„Die Zeit ist reif“

Warum haben Sie nach dem Ausstieg aus Intershop Ihr neues Unternehmen Demandware damals nicht in Deutschland hochgezogen?

Mit dem Platzen der Dotcom-Blase und dem Schließen des Neuen Marktes waren auch die Finanzierungsmöglichkeiten und die restliche Infrastruktur weg, mit der ich meine Idee hätte umsetzen können.

Fast alle internationalen Venture-Capital-Firmen haben nach dem Niedergang des Neuen Marktes ihre Zelte hier abgebrochen…

Genau. Und das ist schade für Deutschland. Ich musste dann in die USA gehen und kam nach Boston. Dort gibt es genug Venture-Capital-Geber und genug Risikobereitschaft für ein Geschäftsmodell wie meines. Nicht nur bei den Investoren, sondern auch bei den Kunden.

Heute wird noch immer das Fehlen von Venture Capital beklagt. Dennoch fordern Sie eine Wiederbelebung des Neuen Marktes…

Die internationalen Venture-Capital-Geber waren schon einmal hier, zu Zeiten des Neuen Marktes. Warum waren sie damals hier? Weil die Investoren wussten: Eines oder zwei der zehn Unternehmen, in die sie investieren, sind vielleicht so gut, dass sie es an die Börse schaffen. Dann verdiene ich an denen so viel, dass ich keinen Verlust, sondern Gewinn mache. Damit kann ich in weitere Unternehmen investieren. Aber dieser Zyklus ist momentan unterbrochen. Seit zehn Jahren.

Welche Folgen hatte diese Unterbrechung?

Es gibt heute nur 1/25 an Risikokapital im Vergleich zu den USA. Infolge dessen werden viele gute Ideen nicht realisiert, oder die Unternehmer gehen in die USA. Dabei gibt es sehr viele hoffnungsvolle Technologieunternehmen hier, insbesondere in Berlin.

Wie lässt sich die Situation verbessern?

Wenn Deutschland auf dem Technologiemarkt mitmischen will, und nicht nur bei Autos und Maschinenbau, müssen wir die Möglichkeiten dafür schaffen.

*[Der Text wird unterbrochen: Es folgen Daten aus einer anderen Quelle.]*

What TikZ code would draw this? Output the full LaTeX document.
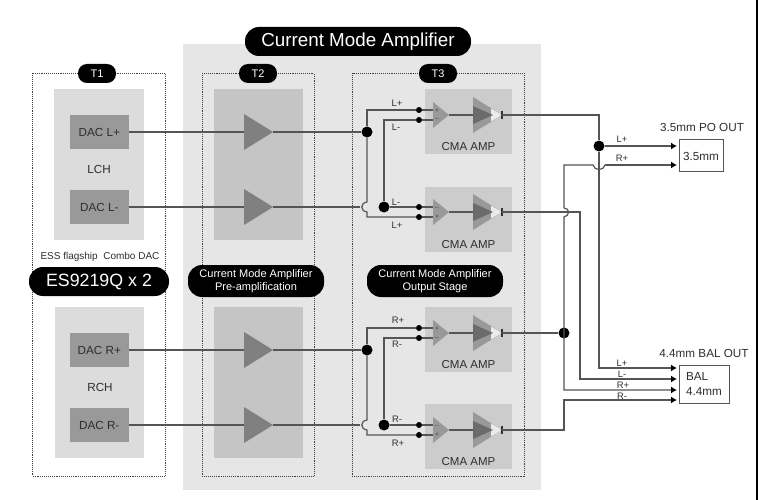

Neue Geschäftsmodelle brauchen eine Wachstumsphase von fünf bis zehn Jahren. In dieser Zeit muss das Geld für das Wachstum zur Verfügung stehen. Und zwar Eigenkapital, kein Fremdkapital.

Warum kein Fremdkapital?

Das Risiko für Fremdkapital ist viel zu hoch. Fremdkapital gibt es nur für Unternehmen, die Profit machen. Eigenkapital gibt es auch für Unternehmen, die stark wachsen. Und am Ende wäre es ein gutes Geschäft für alle Beteiligten.

Wie meinen Sie das?

Es wäre ein gutes Geschäft für die Börse, die in Deutschland organisch wachsen muss, weil die M&A-Pläne, die sie hatte, nicht realisierbar waren. Es wäre auch ein gutes Geschäft für die Investmentbanken, um Analysten aufzubauen. Und es wäre eine gute Sache für die Unternehmer und die Venture-Capital-Geber, die sich dann hoffentlich wieder in Deutschland ansiedeln. Die Zeit ist reif.

Ist Deutschland so stark auf ausländisches Risikokapital angewiesen? Es gibt doch sehr viele sehr vermögende und investitionswillige Privatpersonen, die gar nicht wissen, wohin mit ihrem Geld…

Geld allein reicht nicht.

Wieso nicht?

Es muss Smart Money sein. Die Investoren, die in Technologiefirmen investieren, müssen Erfahrung darin haben, wie sowas in eine Erfolgsgeschichte mündet. Sie müssen die Unternehmer beraten und coachen können. Und das können natürlich nur Investoren, die selbst erfolgreich gegründet haben.